Влияние Бокля не исчерпывалось публицистами и социологами. Оно проникало и в более широкую культуру русской образованной молодежи. Показательно, например, что Илья Мечников еще мальчиком читал Бокля, и эта книга, по свидетельству его биографа, глубоко врезалась ему в сознание именно тезисом о движущей роли положительного знания. Однако этот триумф позитивистского фатализма встретил сопротивление со стороны консервативной мысли, одним из самых мощных выразителей которого стал Федор Достоевский. В 1864 году он публикует «Записки из подполья» — повесть, которая представляет собой философский ответ не только Чернышевскому, но, в более широком смысле, и всему лагерю рационалистов, утилитаристов и социальных детерминистов, среди которых Бокль занимал далеко не последнее место. Достоевский наносит удар по самой сердцевине боклианства — по идее предсказуемости человеческого поведения. Главный герой повести с издевкой размышляет о том, как успокаивает современных мыслителей слово «процент» — отсылка к статистике Кетле и Бокля о неизбежном проценте убийств, самоубийств и падших женщин в обществе.

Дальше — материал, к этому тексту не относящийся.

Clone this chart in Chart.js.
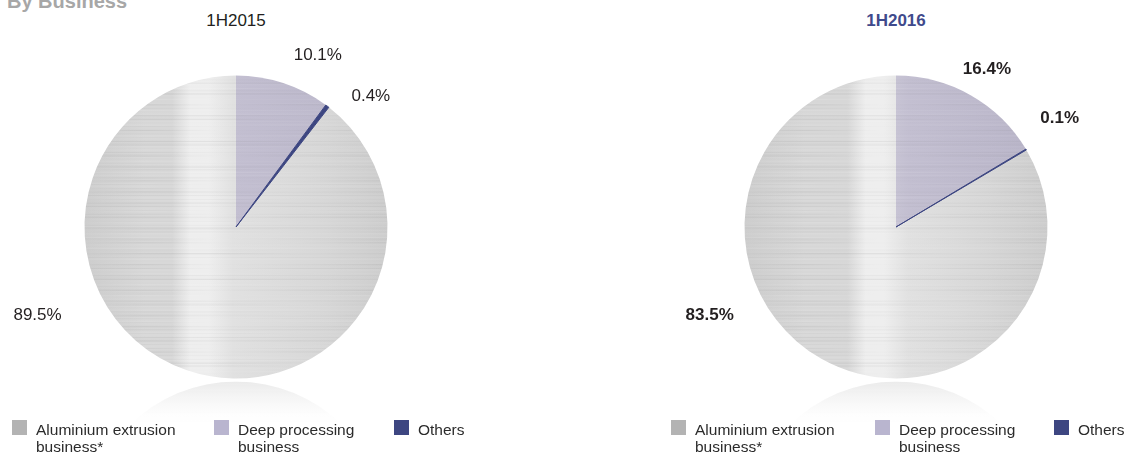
<!DOCTYPE html>
<html>
<head>
<meta charset="utf-8">
<script src="https://cdn.jsdelivr.net/npm/chart.js@4/dist/chart.umd.min.js"></script>
<style>
  body { margin: 0; width: 1131px; height: 456px; background: #fff; position: relative; overflow: hidden;
         font-family: "Liberation Sans", Arial, sans-serif; color: #231f20; }
  canvas { position: absolute; top: 0; }
  .section { position: absolute; left: 7px; top: -9px; font-size: 20px; font-weight: bold; color: #a7a7a7; line-height: 20px; }
  .period { position: absolute; top: 12px; width: 200px; margin-left: -100px; text-align: center; font-size: 17px; line-height: 17px; }
  .period.current { font-weight: bold; color: #3f4a8c; }
  .item { position: absolute; top: 420px; font-size: 15.5px; line-height: 17px; color: #2b2b2b; }
  .item i { position: absolute; left: 0; top: 0; width: 15px; height: 15px; }
  .item span { position: absolute; left: 24px; top: 1px; white-space: nowrap; }
</style>
</head>
<body>
<div class="section">By Business</div>
<div class="period" style="left:236px">1H2015</div>
<div class="period current" style="left:896px">1H2016</div>
<canvas id="pie2015" width="560" height="456" style="left:0"></canvas>
<canvas id="pie2016" width="571" height="456" style="left:560px"></canvas>
<div id="legends"></div>
<script>
// segments, in legend order
const categories = ['Aluminium extrusion\nbusiness*', 'Deep processing\nbusiness', 'Others'];
const share2015 = [89.5, 10.1, 0.4];
const share2016 = [83.5, 16.4, 0.1];

const SWATCH = ['#b3b3b3', '#b9b5cf', '#3d4681'];
const LABEL_COLOR = '#231f20';

// brushed-metal fill for a slice: base tone, a soft bright vertical band, horizontal streaks
function metalFill(canvas, cx, r, tones) {
  const off = document.createElement('canvas');
  off.width = canvas.width;
  off.height = canvas.height;
  const g = off.getContext('2d');
  const left = cx - r, w = 2 * r;
  const b = tones.band;
  const grad = g.createLinearGradient(left, 0, left + w, 0);
  grad.addColorStop(0, tones.dark);
  grad.addColorStop(0.2, tones.base);
  grad.addColorStop(b - 0.08, tones.base);
  grad.addColorStop(b - 0.02, tones.light);
  grad.addColorStop(b + 0.04, tones.light);
  grad.addColorStop(b + 0.12, tones.mid);
  grad.addColorStop(0.8, tones.base);
  grad.addColorStop(1, tones.dark);
  g.fillStyle = grad;
  g.fillRect(0, 0, off.width, off.height);

  for (let y = 0; y < off.height; y++) {
    const s = Math.sin(y * 1.73) * 0.45 + Math.sin(y * 0.51 + 1.3) * 0.35 + Math.sin(y * 3.37 + 0.7) * 0.2;
    const a = Math.abs(s) * 0.12;
    const tint = s > 0 ? '255,255,255' : '110,110,110';
    const sg = g.createLinearGradient(left, 0, left + w, 0);
    const f1 = 0.5 + 0.5 * Math.sin(y * 0.23);
    const f2 = 0.5 + 0.5 * Math.sin(y * 0.61 + 2.1);
    sg.addColorStop(0, `rgba(${tint},${a * f2})`);
    sg.addColorStop(0.2, `rgba(${tint},${a})`);
    sg.addColorStop(0.45, `rgba(${tint},${a * f1})`);
    sg.addColorStop(0.7, `rgba(${tint},${a * f2})`);
    sg.addColorStop(1, `rgba(${tint},${a * (1 - f1 * 0.5)})`);
    g.fillStyle = sg;
    g.fillRect(left, y, w, 1);
  }
  return canvas.getContext('2d').createPattern(off, 'no-repeat');
}

// faint mirror image of the disc under the pie
const reflectionPlugin = {
  id: 'reflection',
  beforeDatasetsDraw(chart) {
    const arc = chart.getDatasetMeta(0).data[0];
    if (!arc) return;
    const { x, y, outerRadius: r } = arc.getProps(['x', 'y', 'outerRadius'], true);
    const top = y + r + 3;
    const ctx = chart.ctx;
    ctx.save();
    const grad = ctx.createLinearGradient(0, top, 0, top + 45);
    grad.addColorStop(0, 'rgba(226,226,226,0.7)');
    grad.addColorStop(0.5, 'rgba(240,240,240,0.45)');
    grad.addColorStop(1, 'rgba(255,255,255,0)');
    ctx.beginPath();
    ctx.rect(x - r, top, 2 * r, 45);
    ctx.clip();
    ctx.beginPath();
    ctx.arc(x, top + r, r, 0, Math.PI * 2);
    ctx.fillStyle = grad;
    ctx.fill();
    ctx.restore();
  }
};

// percentage labels around the disc, offsets in units of the radius
const sliceLabelsPlugin = {
  id: 'sliceLabels',
  afterDatasetsDraw(chart, _args, opts) {
    const meta = chart.getDatasetMeta(0);
    const values = chart.data.datasets[0].data;
    const ctx = chart.ctx;
    ctx.save();
    ctx.font = `${opts.bold ? 'bold ' : ''}17px "Liberation Sans", Arial, sans-serif`;
    ctx.fillStyle = LABEL_COLOR;
    ctx.textAlign = 'center';
    ctx.textBaseline = 'middle';
    meta.data.forEach((arc, i) => {
      const { x, y, outerRadius } = arc.getProps(['x', 'y', 'outerRadius'], true);
      const [dx, dy] = opts.offsets[i];
      ctx.fillText(values[i].toFixed(1) + '%', x + dx * outerRadius, y + dy * outerRadius);
    });
    ctx.restore();
  }
};

function renderPie(canvasId, values, padding, labelOpts) {
  const canvas = document.getElementById(canvasId);
  const r = 152;
  const cx = padding.left + r;
  const grey = metalFill(canvas, cx, r, { dark: '#cdcdcd', base: '#d7d7d7', light: '#eeeeee', mid: '#e1e1e1', band: labelOpts.band });
  const lilac = metalFill(canvas, cx, r, { dark: '#b7b3c7', base: '#bdb9cc', light: '#cbc8d7', mid: '#c3bfd1', band: labelOpts.band });
  // start the second segment at twelve o'clock
  const rotation = -values[0] / 100 * 360;

  return new Chart(canvas, {
    type: 'pie',
    plugins: [reflectionPlugin, sliceLabelsPlugin],
    data: {
      labels: categories,
      datasets: [{
        data: values,
        backgroundColor: [grey, lilac, SWATCH[2]],
        borderColor: ['rgba(0,0,0,0)', 'rgba(0,0,0,0)', SWATCH[2]],
        borderWidth: [0, 0, 1],
      }],
    },
    options: {
      responsive: false,
      animation: false,
      rotation,
      layout: { padding },
      plugins: {
        legend: { display: false },
        tooltip: { enabled: false },
        sliceLabels: labelOpts,
      },
    },
  });
}

renderPie('pie2015', share2015, { left: 84, right: 172, top: 75, bottom: 77 }, {
  bold: false,
  band: 0.37,
  offsets: [[-1.31, 0.58], [0.54, -1.13], [0.89, -0.86]],
});
renderPie('pie2016', share2016, { left: 184, right: 83, top: 75, bottom: 77 }, {
  bold: true,
  band: 0.42,
  offsets: [[-1.23, 0.58], [0.60, -1.04], [1.08, -0.72]],
});

// legend rows under each pie
const legendLefts = [[12, 214, 394], [671, 875, 1054]];
const legends = document.getElementById('legends');
legendLefts.forEach(row => {
  row.forEach((left, i) => {
    const item = document.createElement('div');
    item.className = 'item';
    item.style.left = left + 'px';
    item.innerHTML = `<i style="background:${SWATCH[i]}"></i><span>${categories[i].replace('\n', '<br>')}</span>`;
    legends.appendChild(item);
  });
});
</script>
</body>
</html>
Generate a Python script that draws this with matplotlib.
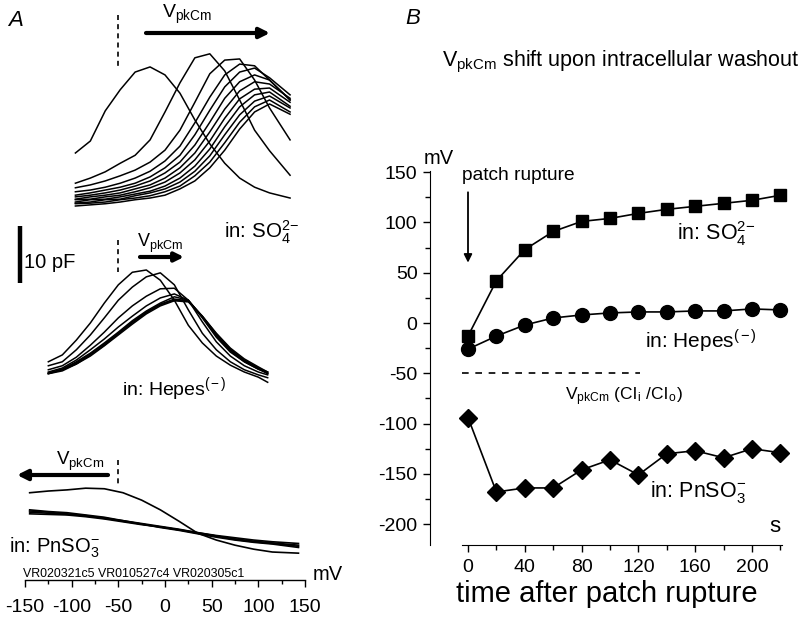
import matplotlib
matplotlib.use("Agg")
import matplotlib.pyplot as plt
from matplotlib.patches import FancyArrowPatch
from matplotlib.ticker import MultipleLocator, FixedLocator

plt.rcParams['font.family'] = ['Liberation Sans', 'DejaVu Sans']
plt.rcParams['mathtext.fontset'] = 'custom'
plt.rcParams['mathtext.rm'] = 'Liberation Sans'
plt.rcParams['mathtext.it'] = 'Liberation Sans:italic'
plt.rcParams['mathtext.bf'] = 'Liberation Sans:bold'
plt.rcParams['axes.unicode_minus'] = False

# ---------------- Panel B data (time course of VpkCm) ----------------
time_s = [0, 20, 40, 60, 80, 100, 120, 140, 160, 180, 200, 220]
v_so4 = [-13, 42, 73, 91, 101, 104, 109, 113, 116, 119, 122, 127]
v_hepes = [-26, -13, -2, 5, 8, 10, 11, 11, 12, 12, 14, 13]
v_pnso3 = [-94, -168, -164, -164, -146, -136, -151, -130, -127, -134, -125, -129]
v_clcl = -50  # VpkCm (Cli/Clo) reference level
x_ticks_B = [0, 40, 80, 120, 160, 200]
x_minor_B = [20, 60, 100, 140, 180, 220]
y_ticks_B = [-200, -150, -100, -50, 0, 50, 100, 150]
y_minor_B = [-175, -125, -75, -25, 25, 75, 125]

# ---------------- Panel A data (C-V traces, pF above each baseline) ----------------
V_top = [-96, -80, -64, -48, -32, -16, 0, 16, 32, 48, 64, 80, 96, 112, 134]
C_so4 = [
    [10.0, 12.1, 17.4, 21.1, 24.2, 25.1, 23.7, 20.5, 15.8, 11.6, 8.2, 5.6, 4.0, 3.0, 2.1],
    [4.7, 5.6, 6.7, 8.2, 9.6, 12.3, 17.2, 22.3, 26.7, 27.4, 24.4, 19.3, 14.0, 10.4, 6.1],
    [3.9, 4.4, 5.1, 6.0, 7.0, 8.4, 10.5, 14.0, 18.9, 23.9, 26.3, 26.5, 22.8, 17.9, 12.3],
    [3.2, 3.5, 4.0, 4.7, 5.6, 6.8, 8.6, 11.2, 15.3, 19.8, 23.7, 25.6, 25.3, 22.8, 19.3],
    [2.6, 3.0, 3.5, 4.0, 4.7, 5.8, 7.4, 9.6, 13.2, 17.5, 21.6, 24.2, 24.9, 23.2, 20.2],
    [2.3, 2.6, 3.0, 3.5, 4.2, 5.1, 6.5, 8.4, 11.4, 15.4, 19.6, 22.5, 23.7, 22.8, 19.3],
    [1.9, 2.3, 2.6, 3.0, 3.7, 4.4, 5.6, 7.4, 10.0, 13.7, 17.7, 20.9, 22.5, 22.1, 19.6],
    [1.8, 1.9, 2.3, 2.6, 3.2, 3.9, 4.9, 6.5, 8.8, 12.1, 16.1, 19.5, 21.2, 21.4, 18.9],
    [1.4, 1.8, 1.9, 2.3, 2.8, 3.3, 4.2, 5.6, 7.7, 10.7, 14.6, 18.1, 20.2, 20.7, 18.2],
    [1.2, 1.4, 1.8, 1.9, 2.5, 3.0, 3.7, 4.9, 6.8, 9.5, 13.2, 16.7, 19.1, 20.0, 17.9],
    [1.1, 1.2, 1.4, 1.8, 2.1, 2.5, 3.2, 4.2, 6.0, 8.4, 11.8, 15.4, 18.1, 19.3, 17.2],
    [0.7, 0.9, 1.1, 1.4, 1.8, 2.1, 2.6, 3.7, 5.1, 7.4, 10.5, 14.2, 17.2, 18.6, 16.8],
]

V_mid = [-125, -110, -95, -80, -65, -50, -35, -20, -5, 10, 25, 40, 55, 70, 85, 100, 110]
C_hepes = [
    [3.2, 4.4, 7.0, 10.0, 13.5, 16.7, 18.9, 19.3, 17.5, 14.0, 9.6, 6.5, 4.2, 2.6, 1.4, 0.5, -0.4],
    [2.5, 3.2, 5.3, 7.9, 10.9, 14.0, 16.3, 18.1, 18.8, 16.7, 12.3, 8.2, 5.3, 3.2, 1.8, 0.9, 0.4],
    [1.8, 2.5, 4.0, 6.1, 8.4, 10.9, 13.0, 14.7, 16.0, 16.1, 14.0, 10.2, 6.7, 4.2, 2.5, 1.4, 0.9],
    [1.4, 2.1, 3.5, 5.3, 7.2, 9.3, 11.2, 13.0, 14.4, 15.1, 14.0, 10.9, 7.5, 4.9, 3.2, 1.9, 1.2],
    [1.2, 1.9, 3.2, 4.7, 6.5, 8.4, 10.4, 12.1, 13.5, 14.6, 14.0, 11.1, 7.7, 5.1, 3.2, 1.9, 1.2],
    [1.1, 1.8, 3.0, 4.6, 6.3, 8.2, 10.2, 11.9, 13.3, 14.2, 13.9, 11.1, 7.9, 5.3, 3.3, 2.1, 1.4],
    [1.2, 1.8, 2.8, 4.4, 6.1, 8.1, 10.0, 11.8, 13.2, 14.0, 13.9, 11.2, 8.1, 5.4, 3.5, 2.1, 1.1],
    [1.1, 1.6, 2.8, 4.2, 6.0, 7.9, 9.8, 11.6, 13.0, 13.9, 13.7, 11.2, 8.2, 5.6, 3.7, 2.3, 1.4],
]

V_bot = [-145, -125, -105, -85, -65, -45, -25, -5, 15, 35, 55, 75, 95, 115, 143]
C_pnso3 = [
    [11.8, 12.1, 12.3, 12.6, 12.5, 11.8, 10.5, 8.8, 6.8, 4.7, 3.5, 2.6, 1.9, 1.4, 1.2],
    [8.4, 8.2, 8.1, 7.7, 7.4, 6.8, 6.3, 5.8, 5.3, 4.7, 4.2, 3.7, 3.3, 3.0, 2.6],
    [8.8, 8.5, 8.3, 7.9, 7.5, 6.9, 6.3, 5.7, 5.2, 4.6, 4.0, 3.5, 3.1, 2.8, 2.2],
    [8.1, 8.0, 7.9, 7.6, 7.2, 6.7, 6.2, 5.8, 5.3, 4.8, 4.3, 3.9, 3.5, 3.2, 2.9],
    [8.6, 8.4, 8.0, 7.8, 7.3, 6.9, 6.4, 5.9, 5.4, 4.8, 4.2, 3.6, 3.2, 2.9, 2.4],
]
x_ticks_A = [-150, -100, -50, 0, 50, 100, 150]
v_marker_A = -50
scale_pF = 10

# ---------------- layout helpers ----------------
W, H = 802, 620
fig = plt.figure(figsize=(W / 100, H / 100), dpi=100)
PXPF = 5.7  # pixels per pF


def fx(x):
    return x / W


def fy(y):
    return 1 - y / H


def ftext(x, y, s, **kw):
    kw.setdefault('ha', 'left')
    kw.setdefault('va', 'center')
    fig.text(fx(x), fy(y), s, **kw)


def farrow(x0, y0, x1, y1, lw=3.0, ms=14):
    a = FancyArrowPatch((fx(x0), fy(y0)), (fx(x1), fy(y1)), transform=fig.transFigure,
                        arrowstyle='-|>', mutation_scale=ms, lw=lw, color='k',
                        shrinkA=0, shrinkB=0)
    fig.patches.append(a)


# ================= Panel A =================
axA = fig.add_axes([fx(25), 0, fx(280), 1])
axA.set_xlim(-150, 150)
axA.set_ylim(0, H / PXPF)
axA.patch.set_alpha(0)
for s in ['top', 'left', 'right']:
    axA.spines[s].set_visible(False)
axA.spines['bottom'].set_position(('data', (H - 580) / PXPF))
axA.spines['bottom'].set_linewidth(1.0)
axA.set_yticks([])
axA.set_xticks(x_ticks_A)
axA.xaxis.set_minor_locator(MultipleLocator(25))
axA.tick_params(axis='x', which='major', direction='out', length=5, width=1.0,
                labelsize=14, pad=9)
axA.tick_params(axis='x', which='minor', direction='out', length=3, width=1.0)

off_top = (H - 210) / PXPF
off_mid = (H - 380) / PXPF
off_bot = (H - 560) / PXPF
for c in C_so4:
    axA.plot(V_top, [v + off_top for v in c], color='k', lw=1.1, solid_joinstyle='round')
for c in C_hepes:
    axA.plot(V_mid, [v + off_mid for v in c], color='k', lw=1.1, solid_joinstyle='round')
for c in C_pnso3:
    axA.plot(V_bot, [v + off_bot for v in c], color='k', lw=1.2, solid_joinstyle='round')

# dashed markers at -50 mV
for y0, y1 in [(15, 70), (240, 272), (460, 485)]:
    axA.plot([v_marker_A] * 2, [(H - y0) / PXPF, (H - y1) / PXPF], color='k', lw=1.2,
             ls=(0, (3, 2.5)))

# scale bar 10 pF
sb_x = (20 - 165) / 0.9333
sb_y0 = (H - 283) / PXPF
axA.plot([sb_x, sb_x], [sb_y0, sb_y0 + scale_pF], color='k', lw=3.2, clip_on=False,
         solid_capstyle='butt')

ftext(8, 20, 'A', fontsize=16, style='italic')
ftext(162, 14, r'V$_{\mathrm{pkCm}}$', fontsize=14)
farrow(146, 33, 270, 33, lw=3.0, ms=15)
ftext(224, 232, r'in: SO$_4^{2\mathrm{-}}$', fontsize=14.8)
ftext(24, 262, '10 pF', fontsize=14.5)
ftext(137, 243, r'V$_{\mathrm{pkCm}}$', fontsize=13)
farrow(140, 257, 184, 257, lw=3.0, ms=13)
ftext(122, 389, r'in: Hepes$^{(\,\mathrm{-}\,)}$', fontsize=14)
ftext(56, 461, r'V$_{\mathrm{pkCm}}$', fontsize=13.5)
farrow(108, 475, 17, 475, lw=3.0, ms=15)
ftext(9, 548, r'in: PnSO$_3^{\mathrm{-}}$', fontsize=14.6)
ftext(23, 574, 'VR020321c5 VR010527c4 VR020305c1', fontsize=8.9)
ftext(313, 574, 'mV', fontsize=14.5)

# ================= Panel B =================
PXT = 1.42     # px per s
PXV = 1.0057   # px per mV
t_left = (430 - 468) / PXT
t_right = (790 - 468) / PXT
v_top = (323 - 150) / PXV
v_bot = (323 - 560) / PXV
axB = fig.add_axes([fx(430), 1 - 560 / H, fx(360), 410 / H])
axB.set_xlim(t_left, t_right)
axB.set_ylim(v_bot, v_top)
axB.patch.set_alpha(0)
for s in ['top', 'right']:
    axB.spines[s].set_visible(False)
axB.spines['left'].set_bounds(-221, 151)
axB.spines['bottom'].set_position(('data', -221))
axB.spines['bottom'].set_bounds(-4, 221)
axB.set_xticks(x_ticks_B)
axB.set_yticks(y_ticks_B)
axB.xaxis.set_minor_locator(FixedLocator(x_minor_B))
axB.yaxis.set_minor_locator(FixedLocator(y_minor_B))
axB.tick_params(which='major', direction='out', length=5, width=1.0, labelsize=14)
axB.tick_params(which='minor', direction='out', length=3.5, width=1.0)
axB.tick_params(axis='x', pad=5)
axB.tick_params(axis='y', pad=4)

axB.plot(time_s, v_so4, color='k', lw=1.2, marker='s', ms=8.5, clip_on=False)
axB.plot(time_s, v_hepes, color='k', lw=1.2, marker='o', ms=10, clip_on=False)
axB.plot(time_s, v_pnso3, color='k', lw=1.2, marker='D', ms=9, clip_on=False)
axB.plot([-4, 121], [v_clcl, v_clcl], color='k', lw=1.2, ls=(0, (4, 4)))

axB.annotate('', xy=(0, 60), xytext=(0, 130),
             arrowprops=dict(arrowstyle='-|>', lw=1.3, color='k', mutation_scale=12,
                             shrinkA=0, shrinkB=0))
ftext(405, 19, 'B', fontsize=16, style='italic')
ftext(442, 62, r'V$_{\mathrm{pkCm}}$ shift upon intracellular washout', fontsize=15.5)
ftext(424, 159, 'mV', fontsize=14.5)
ftext(462, 175, 'patch rupture', fontsize=13.8)
ftext(677, 234, r'in: SO$_4^{2\mathrm{-}}$', fontsize=15.5)
ftext(645, 341, r'in: Hepes$^{(\,\mathrm{-}\,)}$', fontsize=15)
ftext(565, 397, r'V$_{\mathrm{pkCm}}$ (Cl$_{\,\mathrm{i}}$ /Cl$_{\,\mathrm{o}}$)', fontsize=12.5)
ftext(650, 492, r'in: PnSO$_3^{\mathrm{-}}$', fontsize=15.5)
ftext(769, 526, 's', fontsize=16)
ftext(607, 594, 'time after patch rupture', fontsize=21, ha='center')

fig.savefig('out.png', dpi=100)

Если все расписано по таблицам, иронизирует подпольный человек, то с личности снимается всякая нравственная ответственность. Достоевский категорически отказывается принять мир, в котором человек низведен до уровня «фортепьянной клавиши» или «штифтика», чьи действия математически детерминированы физической средой, климатом или уровнем развития интеллекта. В тексте повести Достоевский прямо полемизирует с утверждением Бокля о том, что развитие цивилизации и интеллекта неизбежно делает общество более мирным и приводит к исчезновению войн. Подпольный человек указывает на окружающую реальность: кровавую Гражданскую войну в США (1861–1865), войну за Шлезвиг-Гольштейн, войну в Крыму. Цивилизация, говорит подпольный человек, не сделала человека менее кровожадным; она лишь развила в нем большую многосторонность ощущений и, возможно, еще более изощренные формы жестокости. Человек, в конце концов, всегда захочет отстоять за собой право на каприз, на безумие, на разрушительный произвол — хотя бы затем, чтобы все эти логарифмы отправить к черту и пожить по собственной глупой воле.